Jack Laskey referenced the housing study that provided that 58% of new single-family development should be at market and high-market rates.
“Market right now with construction costs is the ($300,000) number. We probably feel that we will have some in the ($300,000 to $400,000) and then some, as stated because of the topography and the woods and the wetlands on the kind of the northeast portion, some of those may go into ($500,000, $600,000), something like that, likened to what is across the street at Tipton Lakes,” according to Laskey.

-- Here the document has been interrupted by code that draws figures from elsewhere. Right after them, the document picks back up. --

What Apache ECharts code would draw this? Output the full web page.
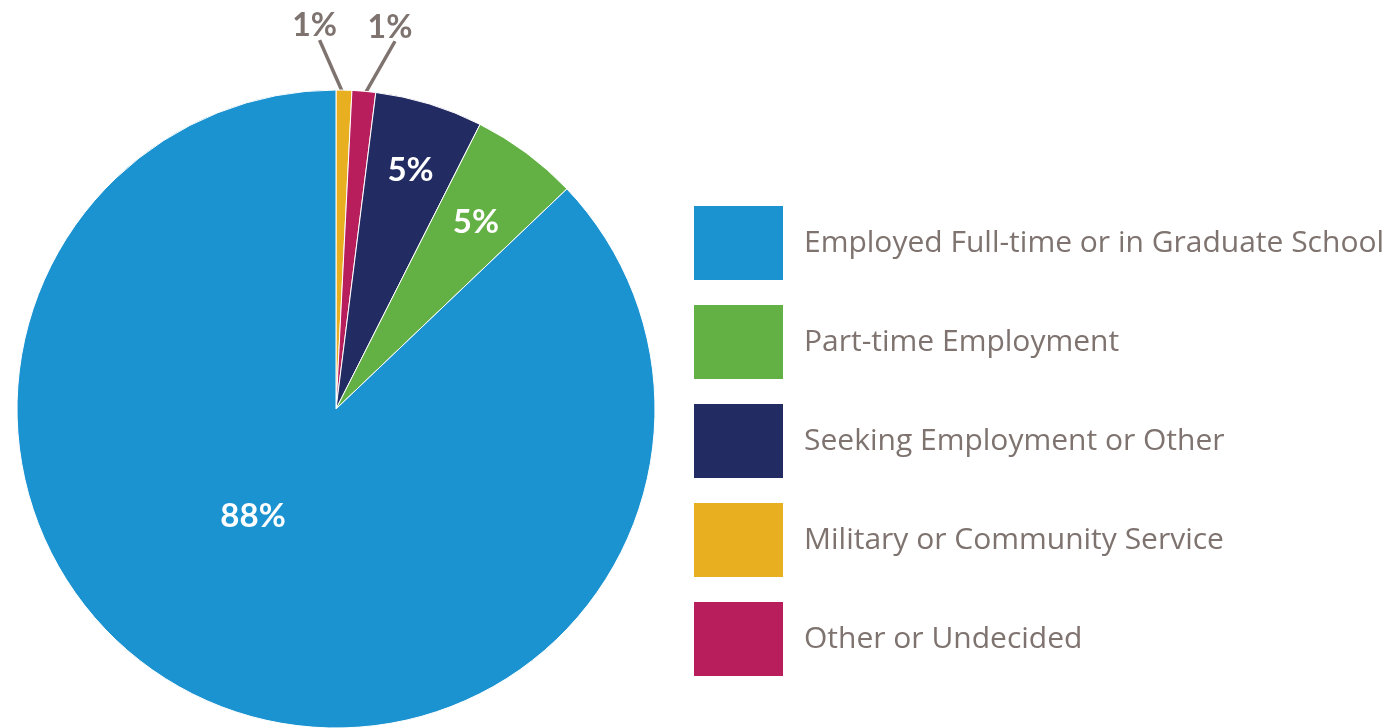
<!DOCTYPE html>
<html>
<head>
<meta charset="utf-8">
<script src="https://cdn.jsdelivr.net/npm/echarts@6/dist/echarts.min.js"></script>
<style>
html,body{margin:0;padding:0;background:#fff;}
#chart{width:1391px;height:728px;}
</style>
</head>
<body>
<div id="chart"></div>
<script>
// Data (pie order clockwise from 12 o'clock)
const categories = ['Military or Community Service', 'Other or Undecided', 'Seeking Employment or Other', 'Part-time Employment', 'Employed Full-time or in Graduate School'];
const values = [0.8, 1.2, 5.49, 5.45, 87.5];
const legendOrder = ['Employed Full-time or in Graduate School', 'Part-time Employment', 'Seeking Employment or Other', 'Military or Community Service', 'Other or Undecided'];

const colors = {
  'Employed Full-time or in Graduate School': '#1C93D1',
  'Part-time Employment': '#63B045',
  'Seeking Employment or Other': '#232B63',
  'Military or Community Service': '#E8B021',
  'Other or Undecided': '#B81E5B'
};
const FONT = 'Lato';
const LEGEND_FONT = 'Open Sans';
const GRAY = '#7E736F';

const insideLabel = { show: true, position: 'inside', color: '#fff', fontFamily: FONT, fontWeight: 'bold', fontSize: 33 };
const outsideLabel = { show: true, position: 'outside', color: GRAY, fontFamily: FONT, fontWeight: 'bold', fontSize: 32 };

const labelCfg = {
  'Employed Full-time or in Graduate School': Object.assign({}, insideLabel, { offset: [-19, -42] }),
  'Part-time Employment': Object.assign({}, insideLabel, { offset: [43, -56] }),
  'Seeking Employment or Other': Object.assign({}, insideLabel, { offset: [27, -83] }),
  'Military or Community Service': outsideLabel,
  'Other or Undecided': outsideLabel
};
// label shift [dx, dy] for the two small outside labels
const shift = {
  'Military or Community Service': [-57, -56],
  'Other or Undecided': [-2, -56]
};

const data = categories.map((c, i) => ({
  name: c,
  value: values[i],
  itemStyle: { color: colors[c] },
  label: labelCfg[c],
  labelLine: { show: labelCfg[c].position === 'outside', length: 8, length2: 0, lineStyle: { color: GRAY, width: 3.5 } }
}));

const chart = echarts.init(document.getElementById('chart'));
chart.setOption({
  animation: false,
  legend: {
    orient: 'vertical',
    left: 692,
    top: 204,
    padding: 0,
    itemWidth: 91,
    itemHeight: 76,
    itemGap: 21,
    icon: 'rect',
    data: legendOrder,
    textStyle: { color: GRAY, fontFamily: LEGEND_FONT, fontSize: 30, padding: [0, 0, 0, 15] }
  },
  series: [{
    type: 'pie',
    center: [336, 409],
    radius: [0, 319],
    startAngle: 90,
    clockwise: true,
    avoidLabelOverlap: false,
    itemStyle: { borderColor: '#fff', borderWidth: 1 },
    label: { formatter: p => Math.round(p.value) + '%' },
    labelLayout: function (params) {
      const s = shift[categories[params.dataIndex]];
      if (!s || !params.labelLinePoints) return {};
      const r = params.labelRect;
      const p0 = params.labelLinePoints[0];
      const endX = r.x + r.width / 2 + s[0] + 5;
      const endY = r.y + r.height + s[1] - 2;
      // start the leader a little inside the slice, toward the pie centre
      const start = [p0[0] + (336 - p0[0]) * 0.016, p0[1] + (409 - p0[1]) * 0.016];
      return { dx: s[0], dy: s[1], labelLinePoints: [start, [endX, endY], [endX, endY]] };
    },
    data: data
  }]
});
</script>
</body>
</html>
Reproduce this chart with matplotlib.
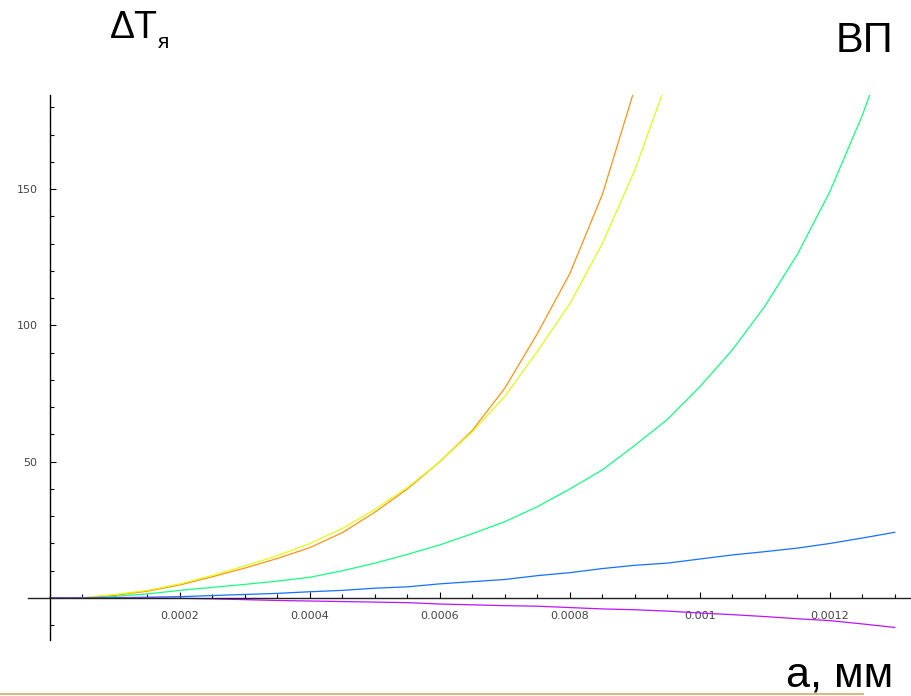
import numpy as np
import matplotlib
matplotlib.use("Agg")
import matplotlib.pyplot as plt
from matplotlib.ticker import FixedLocator, MultipleLocator, NullFormatter
from matplotlib.lines import Line2D
import colorsys

# grid step of the curves (a, mm)
a = [0, 0.00005, 0.0001, 0.00015, 0.0002, 0.00025, 0.0003, 0.00035, 0.0004,
     0.00045, 0.0005, 0.00055, 0.0006, 0.00065, 0.0007, 0.00075, 0.0008,
     0.00085, 0.0009, 0.00095, 0.001, 0.00105, 0.0011, 0.00115, 0.0012,
     0.00125, 0.0013]

# dT values (orange and yellow run off the top)
orange = [0, 0, 1.0, 2.5, 4.8, 7.8, 11.0, 14.5, 18.5, 24.0, 31.5, 40.0, 50.0,
          61.5, 77.0, 97.0, 119.0, 148.0, 187.0, 235.0]
yellow = [0, 0.2, 1.3, 2.8, 5.2, 8.3, 11.8, 15.5, 20.0, 25.5, 32.5, 40.5, 50.0,
          61.0, 74.0, 90.5, 108.0, 130.0, 157.0, 190.0, 230.0]
green = [0, 0, 0.6, 1.5, 2.8, 3.9, 5.0, 6.2, 7.6, 10.0, 12.8, 16.0, 19.5, 23.6,
         28.0, 33.5, 40.0, 47.0, 56.0, 65.5, 77.5, 91.0, 107.0, 126.0, 149.0,
         177.0, 210.0]
blue = [0, 0, 0.1, 0.3, 0.5, 0.9, 1.3, 1.7, 2.3, 2.8, 3.6, 4.1, 5.2, 6.0, 6.8,
        8.2, 9.3, 10.8, 12.0, 12.8, 14.3, 15.8, 17.0, 18.3, 20.0, 22.0, 24.1]
magenta = [0, 0, 0, 0, -0.1, -0.3, -0.6, -0.9, -1.1, -1.3, -1.5, -1.7, -2.2,
           -2.5, -2.8, -3.0, -3.5, -4.0, -4.3, -4.8, -5.5, -6.1, -6.8, -7.6,
           -8.3, -9.5, -10.8]

xticks = [0.0002, 0.0004, 0.0006, 0.0008, 0.001, 0.0012]
xtick_labels = ["0.0002", "0.0004", "0.0006", "0.0008", "0.001", "0.0012"]
yticks = [50, 100, 150]

series = [(orange, 0.09), (yellow, 0.19), (green, 0.41), (blue, 0.6), (magenta, 0.785)]

W, H = 912, 696
fig = plt.figure(figsize=(W / 100, H / 100), dpi=100)
ax = fig.add_axes([28 / W, 1 - 640 / H, (911 - 28) / W, (640 - 95) / H])

for vals, hue in series:
    col = colorsys.hsv_to_rgb(hue, 0.92, 1.0)
    ax.plot(a[:len(vals)], vals, color=col, lw=0.9)

ax.set_xlim(-0.0000338, 0.001325)
ax.set_ylim(-15.4, 184.5)

for s in ["top", "right"]:
    ax.spines[s].set_visible(False)
ax.spines["left"].set_position(("data", 0))
ax.spines["bottom"].set_position(("data", 0))
ax.spines["left"].set_linewidth(1.0)
ax.spines["bottom"].set_linewidth(1.0)
ax.spines["bottom"].set_color("#222222")

ax.xaxis.set_major_locator(FixedLocator(xticks))
ax.set_xticklabels(xtick_labels)
ax.xaxis.set_minor_locator(MultipleLocator(0.00005))
ax.yaxis.set_major_locator(FixedLocator(yticks))
ax.yaxis.set_minor_locator(MultipleLocator(10))
ax.yaxis.set_minor_formatter(NullFormatter())

ax.tick_params(axis="both", which="major", direction="in", length=4.5, width=0.8,
               labelsize=8, labelcolor="#444444", pad=9)
ax.tick_params(axis="both", which="minor", direction="in", length=3.2, width=0.8)

# axis captions, placed in pixels of the figure
def ftext(x, y, s, **kw):
    fig.text(x / W, 1 - y / H, s, va="baseline", family="Liberation Sans", **kw)

ftext(110, 38, "ΔT", fontsize=27)
ftext(158, 48, "я", fontsize=15)
ftext(893, 52, "ВП", fontsize=30, ha="right")
ftext(893, 686, "a, мм", fontsize=31, ha="right")

fig.add_artist(Line2D([0, 863 / W], [1 - 694 / H, 1 - 694 / H], color="#d8bb80", lw=1.5))

fig.savefig("out.png", dpi=100)
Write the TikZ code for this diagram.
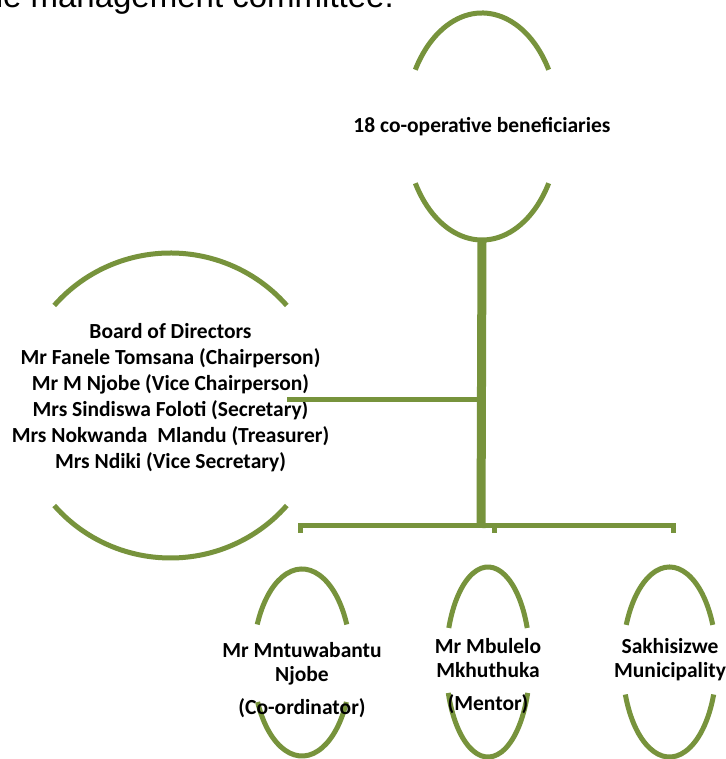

The RM zoning district allows for a density of up to 25 units per acre, meaning the 8.74 acre area could be developed at a maximum of 218 total dwelling units. Chase Point representatives said they’re more focused on the RS4 portion and will flesh out what exactly will happen on the RM portion later.
“Our land closing schedule has us closing on this land over the course of about three-and-a-half years,” Jack Laskey told council members. “The development is not, you know, day one. It’s over the course of probably a five-year, six-year plan here. The RM-piece probably fits into the middle of that plan.”
Ochs pointed out that there will be 15 to 20 lots in the proposed RS4 zoning area that border them proposed RM area, saying “it would be very short-sighted of us to not be very sensitive to housing that is bordering the multi-family family.”
In May, Chase Point representatives said they would potentially look at a build-to-rent community on the RM portion that would have single-family-style homes and close-to-zero lot lines. Each home would have its own garage and a little backyard, with the community owned by one entity. They also mentioned duplexes at the time.
Chase Point estimated that, given all the requisite approvals on given on the city side, they would break ground in 2026 and start bringing lots online in 2027, 2028 and 2029.